Hábitos. Alberto ya se ha puesto el traje azul, avanza con el brazo derecho extendido como si fuera a jurar. Aunque repite, cortés, que falta la consagración
del 27 de octubre. Está bajo sospecha de humildad. Más que nadie sabe que carecía de votos propios o seguidores, de territorio, hasta de una unidad básica y que su propia historia, al margen de
sus deseos funanbulescos, registraba saltos auxiliares por la corte de otros prominentes (Cavallo, Kirchner, Massa, Randazzo). Apenas si una vez pudo colar como secundario para legislador porteño. Por sí mismo,
entonces, no disponía de favoritismo ni conocimiento para presidir una lista, ser elegido, ese propósito estaba alejado de su cabeza. Más bien ofrecía su cuerpo y un grupo de voluntarios alojados
en un café de Callao para asesorar a eventuales postulantes en cargos significativos. De ese destino, del quinto subsuelo, lo rescató Cristina, esa célula hoy dormida que en el trueque de la elección
ha puesto el capital y su designado, presuntamente, el trabajo. No es el único Alberto, aunque el más premiado. En la nueva estela se inscribió Solá, quien tal vez soñaba con una vicepresidencia
anodina, al mejor estilo Michetti. Nunca supuso que la viuda habrá de vigorizar esa función, que los viajes a La Habana son un accidente de salud familiar y no un reposo en los cayos, con un mojito en una mano
y en la otra un Cohiba.
Con diez años más que Alberto, Solá pasó de la ilusión revolucionaria de los 70 al descapotable con Menem en La Rural, la siembra directa y los fertilizantes, a una sufrida gobernación por las acechanzas de Néstor con Randazzo de infiltrado. Le cobró luego
esas penurias a Cristina, pegado a De Narváez, Massa o Macri, según el momento. Hasta la reconciliación o, más precisamente, la
venia real para instalarse en su cercanía con viejos reclamos nac y pop como la instalación de juntas para el agro o castigo para los que ahorran en dólares del brazo de Pérsico. Con esa monserga
y algún repaso de inglés será canciller, cuando había pensado que el piné solo le daba para Defensa.

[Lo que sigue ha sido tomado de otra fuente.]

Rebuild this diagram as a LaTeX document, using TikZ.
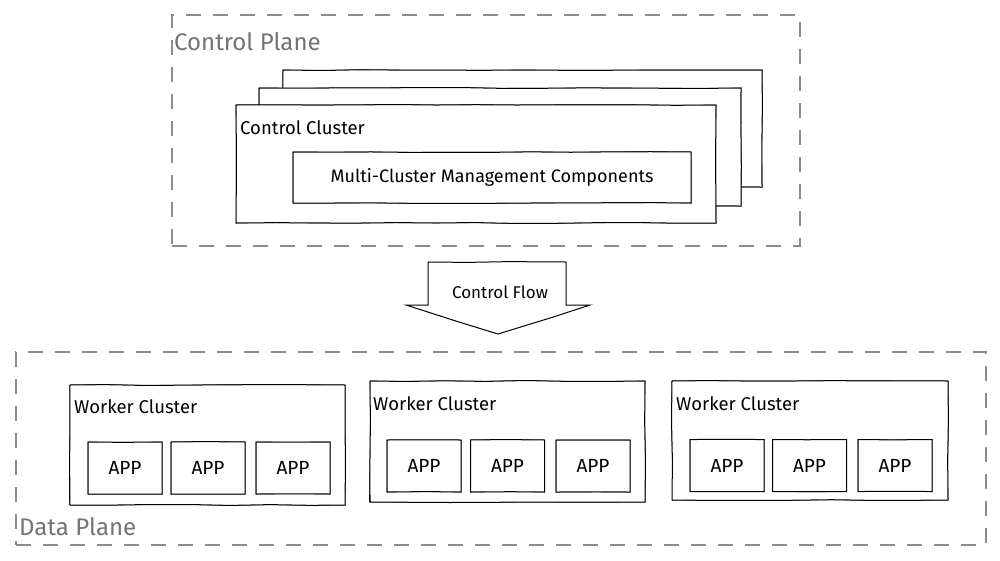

Falta el otro ascendido en la division de ascenso, Massa, sucesor de Alberto con diez años menos, fulgurante estrella a costa del matrimonio en el gobierno K y luego por oponerse
al gobierno K: se hizo fuerte en esa alternativa, sumándose a los de turno (Felipe, Alberto, gobernadores, Insaurralde, Lavagna, casi convence a Scioli), hasta que la avenida del centro lo devoró con la ayuda de Macri. De ese aislamiento lo recuperaron los Fernández y se estima que ocupará un rol en Diputados. Aunque parece más convencido
de influir sobre políticas y nombres, le va mejor en la trastienda que en la vidriera. Aunque no sea su vocación.
Sea uno, la ayuda de otros dos, algún incorporado, o la voz de ella en sus presentaciones editoriales, lo cierto es que la indefinición económica caracteriza
al futuro gobierno si es elegido el 27 del mes próximo. Dramático ante una crisis demoledora, creciente, con fabulosas pérdidas patrimoniales. Se podría entender esa confusion del albertismo si,
luego de los resultados, como se rumorea, le concediera a Roberto Lavagna, junto con Guillermo Nielsen, la responsabilidad de negociar la impagable deuda externa ante bonistas y FMI. Simple repetición de lo que ocurrió en el primer gobierno K. O, tal vez, la no menos agobiante tarea de organizar
un pacto social con distintos y ávidos sectores. Hoy resulta imposible confirmar esa versión: el economista jura preocuparse solo por quitarle votos a Macri y ser quien llegue en su lugar al ballottage.
Misterios. Mientras, la luz de giro de los Fernández sigue apagada, quizás como su propio GPS: nadie se atreve a decir si habrá un ministro reconocido, potente,
o un equipo con multitud de espontáneos. No se sabe tampoco si se analiza un programa, ni siquiera si el candidato revisa algún paper. Requerido o no. Ha dicho, eso sí, para fulminar a Melconian –o a quien lanzó la idea– que no le pidió un proyecto a nadie. Cuesta, además, desentrañar el pensamiento actual de Alberto en
el rubro, si se ilumina con su cercano Matías Kulfas y el ex segundo de Kicillof, Alvarez Agis (en EE.UU. hablando con influyentes), ambos menos apegados a dogmas keynesianos. O si mantiene el mismo criterio que exhibía como jefe de Gabinete cuando cultivaba óptimas relaciones con Prat-Gay, luego con Lousteau –a quien recomendó para el cargo y defendió bajo el techo de Cristina hasta la malhadada 125– o con Martín Redrado, cuando este ocupó el Banco Central, o si viró hacia posiciones más socialdemócratas o populistas, según los gustos. Si
se refleja en Menem redivivo o se calza la boina del Che a la hora de firmar billetes sin respaldo, como señaló una colaboradora insuficiente de Cristina. Con esa duda colectiva, Alberto hoy visita a gobiernos
o líderes de inspiración progresista (Lula, Mugica, España, Portugal, Bolivia), nítidamente contrarios a la administración norteamericana.
Un empresario cercano a Alberto, con el que alterna algún sábado, acaba de decir que sería peligroso para el país alejarse de Washington y acercarse a
China, casi una advertencia. Le habrá escuchado decir, como repite con el chileno Marco Ominami –quien lo acompaña en algunos viajes–, que no concibe a los socialistas que, al llegar al poder, se
transfiguran, reniegan de sus convicciones y se inclinan hacia el centro. Para él no tienen excusas. Tampoco se sabe si habla por él.